Copy exactly, and only, the lines below from the first through the one containing "[0.16,0.19],[0.1846,0.1],[0.19,0.085]];", both included; pictures are omitted.

---------- DATA BLOCK ----------

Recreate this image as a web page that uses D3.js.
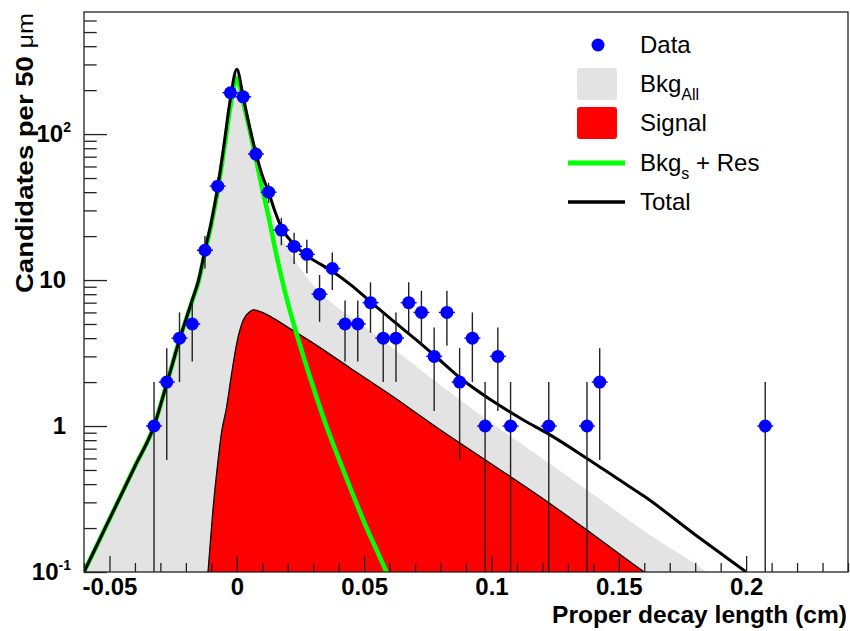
<!DOCTYPE html>
<html>
<head>
<meta charset="utf-8">
<script src="https://cdn.jsdelivr.net/npm/d3@7"></script>
<style>
  body { margin: 0; background: #fff; }
  svg { display: block; }
  text { font-family: "Liberation Sans", Arial, Helvetica, sans-serif; fill: #000; }
</style>
</head>
<body>
<svg id="chart" width="850" height="631"></svg>
<script>
// ---------------- DATA ----------------
const dataX = [-0.0325, -0.0275, -0.0225, -0.0175, -0.0125, -0.0075, -0.0025, 0.0025, 0.0075, 0.0125,
               0.0175, 0.0225, 0.0275, 0.0325, 0.0375, 0.0425, 0.0475, 0.0525, 0.0575, 0.0625,
               0.0675, 0.0725, 0.0775, 0.0825, 0.0875, 0.0925, 0.0975, 0.1025, 0.1075, 0.1225,
               0.1375, 0.1425, 0.2075];
const dataY = [1, 2, 4, 5, 16, 44, 192, 180, 73, 40,
               22, 17, 15, 8, 12, 5, 5, 7, 4, 4,
               7, 6, 3, 6, 2, 4, 1, 3, 1, 1,
               1, 2, 1];

// Fit curves: [decay length (cm), candidates]
const totalCurve = [[-0.06,0.1],[-0.05,0.23],[-0.04,0.53],[-0.0325,1.0],[-0.0275,1.95],[-0.0225,3.9],
  [-0.0175,7.3],[-0.015,10],[-0.0125,16],[-0.01,25],[-0.0075,43],[-0.005,85],[-0.0025,175],[0,278],
  [0.0025,180],[0.005,112],[0.0075,74],[0.01,52],[0.0125,40],[0.015,29.5],[0.0175,23],[0.0225,17.5],
  [0.0275,14.7],[0.0375,11.5],[0.045,9.2],[0.0525,7.1],[0.06,5.5],[0.07,3.95],[0.08,2.8],[0.0875,2.15],
  [0.1,1.5],[0.1125,1.1],[0.1225,0.88],[0.1375,0.6],[0.15,0.43],[0.16,0.33],[0.18,0.18],[0.2,0.1]];

const bkgSResCurve = [[-0.06,0.1],[-0.05,0.23],[-0.04,0.53],[-0.0325,1.0],[-0.0275,1.95],[-0.0225,3.9],
  [-0.0175,7.2],[-0.015,9.8],[-0.0125,15.5],[-0.01,24],[-0.0075,41],[-0.005,78],[-0.0025,155],[0,242],
  [0.0025,165],[0.005,108],[0.0075,68],[0.01,42],[0.0125,27],[0.015,16.5],[0.0175,10.5],[0.02,7.0],
  [0.025,3.5],[0.03,1.85],[0.035,1.02],[0.04,0.6],[0.045,0.36],[0.05,0.22],[0.055,0.14],[0.06,0.09]];

const bkgAllCurve = [[-0.06,0.1],[-0.05,0.23],[-0.04,0.53],[-0.0325,1.0],[-0.0275,1.95],[-0.0225,3.9],
  [-0.0175,7.3],[-0.015,10],[-0.0125,16],[-0.01,25],[-0.0075,43],[-0.005,85],[-0.0025,175],[0,278],
  [0.0025,180],[0.005,112],[0.0075,72],[0.01,48],[0.0125,34],[0.015,25],[0.02,16.5],[0.025,12],
  [0.03,9.2],[0.04,6.4],[0.05,4.8],[0.06,3.55],[0.08,1.9],[0.1,1.05],[0.12,0.6],[0.14,0.34],
  [0.16,0.19],[0.1846,0.1],[0.19,0.085]];

const signalCurve = [[-0.0113,0.1],[-0.0095,0.25],[-0.0075,0.55],[-0.006,0.9],[-0.004,1.35],[-0.002,2.3],
  [0,3.7],[0.0025,5.3],[0.005,6.05],[0.0065,6.25],[0.01,6.0],[0.015,5.4],[0.0196,4.8],[0.03,3.7],
  [0.0445,2.5],[0.06,1.65],[0.08,0.94],[0.1,0.55],[0.12,0.32],[0.14,0.18],[0.16,0.1],[0.165,0.087]];

const xMajorTicks = [-0.05, 0, 0.05, 0.1, 0.15, 0.2];
const xTickLabels = ["-0.05", "0", "0.05", "0.1", "0.15", "0.2"];
const yMajorTicks = [0.1, 1, 10, 100];
const yTickBase = ["10", "1", "10", "10"];
const yTickExp = ["-1", "", "", "2"];
const legendLabels = ["Data", "Bkg", "Signal", "Bkg", "Total"];
const legendSubs = ["", "All", "", "s", ""];
const legendSuffix = ["", "", "", " + Res", ""];
const xTitle = "Proper decay length (cm)";
const yTitle = "Candidates per 50 ";
const yTitleUnit = "\u03bcm";

// ---------------- LAYOUT ----------------
const L = 84, R = 848, T = 12, B = 572;
const svg = d3.select("#chart");
const x = d3.scaleLinear().domain([-0.06, 0.24]).range([L, R]);
const y = d3.scaleLog().domain([0.1, 686]).range([B, T]);

svg.append("defs").append("clipPath").attr("id", "plotclip")
  .append("rect").attr("x", L).attr("y", T).attr("width", R - L).attr("height", B - T);

const plot = svg.append("g").attr("clip-path", "url(#plotclip)");

const lineGen = d3.line().x(d => x(d[0])).y(d => y(d[1])).curve(d3.curveMonotoneX);
const areaGen = d3.area().x(d => x(d[0])).y0(B + 2).y1(d => y(d[1])).curve(d3.curveMonotoneX);

// Bkg_All (gray)
plot.append("path").datum(bkgAllCurve).attr("d", areaGen).attr("fill", "#e3e3e3");
// Signal (red with black outline)
plot.append("path").datum(signalCurve).attr("d", areaGen).attr("fill", "#ff0000");
plot.append("path").datum(signalCurve).attr("d", lineGen).attr("fill", "none")
  .attr("stroke", "#000").attr("stroke-width", 1.3);
// Bkg_s + Res (green)
plot.append("path").datum(bkgSResCurve).attr("d", lineGen).attr("fill", "none")
  .attr("stroke", "#00ff00").attr("stroke-width", 4.5).attr("stroke-linejoin", "round");
// Total (black)
plot.append("path").datum(totalCurve).attr("d", lineGen).attr("fill", "none")
  .attr("stroke", "#000").attr("stroke-width", 3).attr("stroke-linejoin", "round");

// Data points with Poisson error bars
const pts = dataX.map((v, i) => ({ x: v, n: dataY[i] }));
plot.append("g").selectAll("line").data(pts).join("line")
  .attr("x1", d => x(d.x)).attr("x2", d => x(d.x))
  .attr("y1", d => y(Math.max(d.n - Math.sqrt(d.n), 0.01)))
  .attr("y2", d => y(d.n + Math.sqrt(d.n)))
  .attr("stroke", "#222").attr("stroke-width", 1.4);
plot.append("g").selectAll("line").data(pts).join("line")
  .attr("x1", d => x(d.x) - 8).attr("x2", d => x(d.x) + 8)
  .attr("y1", d => y(d.n)).attr("y2", d => y(d.n))
  .attr("stroke", "#0000ff").attr("stroke-width", 1.4);
plot.append("g").selectAll("circle").data(pts).join("circle")
  .attr("cx", d => x(d.x)).attr("cy", d => y(d.n)).attr("r", 6.5)
  .attr("fill", "#0000ff");

// ---------------- AXES ----------------
const axisColor = "#222";
const xMinor = d3.range(-6, 25).map(i => i / 100).filter(v => Math.abs(Math.round(v * 100) % 5) !== 0);
const gxMinor = svg.append("g").attr("transform", `translate(0,${B})`)
  .call(d3.axisBottom(x).tickValues(xMinor).tickSize(-9).tickFormat(""));
gxMinor.select(".domain").remove();
const gx = svg.append("g").attr("transform", `translate(0,${B})`)
  .call(d3.axisBottom(x).tickValues(xMajorTicks).tickSize(-16).tickPadding(6)
    .tickFormat((d, i) => xTickLabels[i]));
gx.select(".domain").remove();
gx.selectAll("text").attr("font-size", 24).attr("font-weight", "bold")
  .attr("font-family", "'Liberation Sans', Arial, sans-serif").attr("fill", "#000");
[gx, gxMinor].forEach(g => g.selectAll("line").attr("stroke", axisColor).attr("stroke-width", 1.3));

const yMinor = [];
[-1, 0, 1, 2].forEach(e => { for (let m = 2; m <= 9; m++) { const v = m * Math.pow(10, e); if (v < 686) yMinor.push(v); } });
const gyMinor = svg.append("g").attr("transform", `translate(${L},0)`)
  .call(d3.axisLeft(y).tickValues(yMinor).tickSize(-12.7).tickFormat(""));
gyMinor.select(".domain").remove();
const gy = svg.append("g").attr("transform", `translate(${L},0)`)
  .call(d3.axisLeft(y).tickValues(yMajorTicks).tickSize(-23).tickFormat(""));
gy.select(".domain").remove();
[gy, gyMinor].forEach(g => g.selectAll("line").attr("stroke", axisColor).attr("stroke-width", 1.3));

// y tick labels (powers of ten)
const yl = svg.append("g");
yMajorTicks.forEach((v, i) => {
  const t = yl.append("text").attr("x", yTickExp[i] ? 71 : 66).attr("y", y(v)).attr("dy", "0.35em")
    .attr("text-anchor", "end").attr("font-size", 24).attr("font-weight", "bold");
  t.append("tspan").text(yTickBase[i]);
  if (yTickExp[i]) t.append("tspan").attr("dy", -10).attr("font-size", 14).text(yTickExp[i]);
});

// Frame
svg.append("rect").attr("x", L).attr("y", T).attr("width", R - L).attr("height", B - T)
  .attr("fill", "none").attr("stroke", axisColor).attr("stroke-width", 1.3);

// Titles
svg.append("text").attr("x", 847).attr("y", 623).attr("text-anchor", "end")
  .attr("font-size", 24).attr("font-weight", "bold")
  .attr("textLength", 295).attr("lengthAdjust", "spacingAndGlyphs").text(xTitle);
const yt = svg.append("text").attr("transform", "translate(33,13) rotate(-90)")
  .attr("text-anchor", "end").attr("font-size", 24).attr("font-weight", "bold")
  .attr("textLength", 280).attr("lengthAdjust", "spacingAndGlyphs");
yt.append("tspan").text(yTitle);
yt.append("tspan").attr("font-weight", "normal").attr("font-size", 22).text(yTitleUnit);

// ---------------- LEGEND ----------------
const leg = svg.append("g");
const rowY = [45, 84, 123, 163, 202];
legendLabels.forEach((lab, i) => {
  const cy = rowY[i];
  if (i === 0) {
    leg.append("circle").attr("cx", 598).attr("cy", cy).attr("r", 6.5).attr("fill", "#0000ff");
  } else if (i === 1 || i === 2) {
    leg.append("rect").attr("x", 577).attr("y", cy - 16).attr("width", 40).attr("height", 32).attr("rx", 3)
      .attr("fill", i === 1 ? "#e3e3e3" : "#ff0000");
  } else {
    leg.append("line").attr("x1", 568).attr("x2", 625).attr("y1", cy).attr("y2", cy)
      .attr("stroke", i === 3 ? "#00ff00" : "#000").attr("stroke-width", i === 3 ? 5 : 3.5);
  }
  const t = leg.append("text").attr("x", 640).attr("y", cy).attr("dy", "0.35em").attr("font-size", 24);
  t.append("tspan").text(lab);
  if (legendSubs[i]) t.append("tspan").attr("dy", 8).attr("font-size", 16).text(legendSubs[i]);
  if (legendSuffix[i]) t.append("tspan").attr("dy", -8).text(legendSuffix[i]);
});
</script>
</body>
</html>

----------

(EXERCISE SOLUTION)
Recreate this image as a web page that uses D3.js.
<!DOCTYPE html>
<html>
<head>
<meta charset="utf-8">
<script src="https://cdn.jsdelivr.net/npm/d3@7"></script>
<style>
  body { margin: 0; background: #fff; }
  svg { display: block; }
  text { font-family: "Liberation Sans", Arial, Helvetica, sans-serif; fill: #000; }
</style>
</head>
<body>
<svg id="chart" width="850" height="631"></svg>
<script>
// ---------------- DATA ----------------
const dataX = [-0.0325, -0.0275, -0.0225, -0.0175, -0.0125, -0.0075, -0.0025, 0.0025, 0.0075, 0.0125,
               0.0175, 0.0225, 0.0275, 0.0325, 0.0375, 0.0425, 0.0475, 0.0525, 0.0575, 0.0625,
               0.0675, 0.0725, 0.0775, 0.0825, 0.0875, 0.0925, 0.0975, 0.1025, 0.1075, 0.1225,
               0.1375, 0.1425, 0.2075];
const dataY = [1, 2, 4, 5, 16, 44, 192, 180, 73, 40,
               22, 17, 15, 8, 12, 5, 5, 7, 4, 4,
               7, 6, 3, 6, 2, 4, 1, 3, 1, 1,
               1, 2, 1];

// Fit curves: [decay length (cm), candidates]
const totalCurve = [[-0.06,0.1],[-0.05,0.23],[-0.04,0.53],[-0.0325,1.0],[-0.0275,1.95],[-0.0225,3.9],
  [-0.0175,7.3],[-0.015,10],[-0.0125,16],[-0.01,25],[-0.0075,43],[-0.005,85],[-0.0025,175],[0,278],
  [0.0025,180],[0.005,112],[0.0075,74],[0.01,52],[0.0125,40],[0.015,29.5],[0.0175,23],[0.0225,17.5],
  [0.0275,14.7],[0.0375,11.5],[0.045,9.2],[0.0525,7.1],[0.06,5.5],[0.07,3.95],[0.08,2.8],[0.0875,2.15],
  [0.1,1.5],[0.1125,1.1],[0.1225,0.88],[0.1375,0.6],[0.15,0.43],[0.16,0.33],[0.18,0.18],[0.2,0.1]];

const bkgSResCurve = [[-0.06,0.1],[-0.05,0.23],[-0.04,0.53],[-0.0325,1.0],[-0.0275,1.95],[-0.0225,3.9],
  [-0.0175,7.2],[-0.015,9.8],[-0.0125,15.5],[-0.01,24],[-0.0075,41],[-0.005,78],[-0.0025,155],[0,242],
  [0.0025,165],[0.005,108],[0.0075,68],[0.01,42],[0.0125,27],[0.015,16.5],[0.0175,10.5],[0.02,7.0],
  [0.025,3.5],[0.03,1.85],[0.035,1.02],[0.04,0.6],[0.045,0.36],[0.05,0.22],[0.055,0.14],[0.06,0.09]];

const bkgAllCurve = [[-0.06,0.1],[-0.05,0.23],[-0.04,0.53],[-0.0325,1.0],[-0.0275,1.95],[-0.0225,3.9],
  [-0.0175,7.3],[-0.015,10],[-0.0125,16],[-0.01,25],[-0.0075,43],[-0.005,85],[-0.0025,175],[0,278],
  [0.0025,180],[0.005,112],[0.0075,72],[0.01,48],[0.0125,34],[0.015,25],[0.02,16.5],[0.025,12],
  [0.03,9.2],[0.04,6.4],[0.05,4.8],[0.06,3.55],[0.08,1.9],[0.1,1.05],[0.12,0.6],[0.14,0.34],
  [0.16,0.19],[0.1846,0.1],[0.19,0.085]];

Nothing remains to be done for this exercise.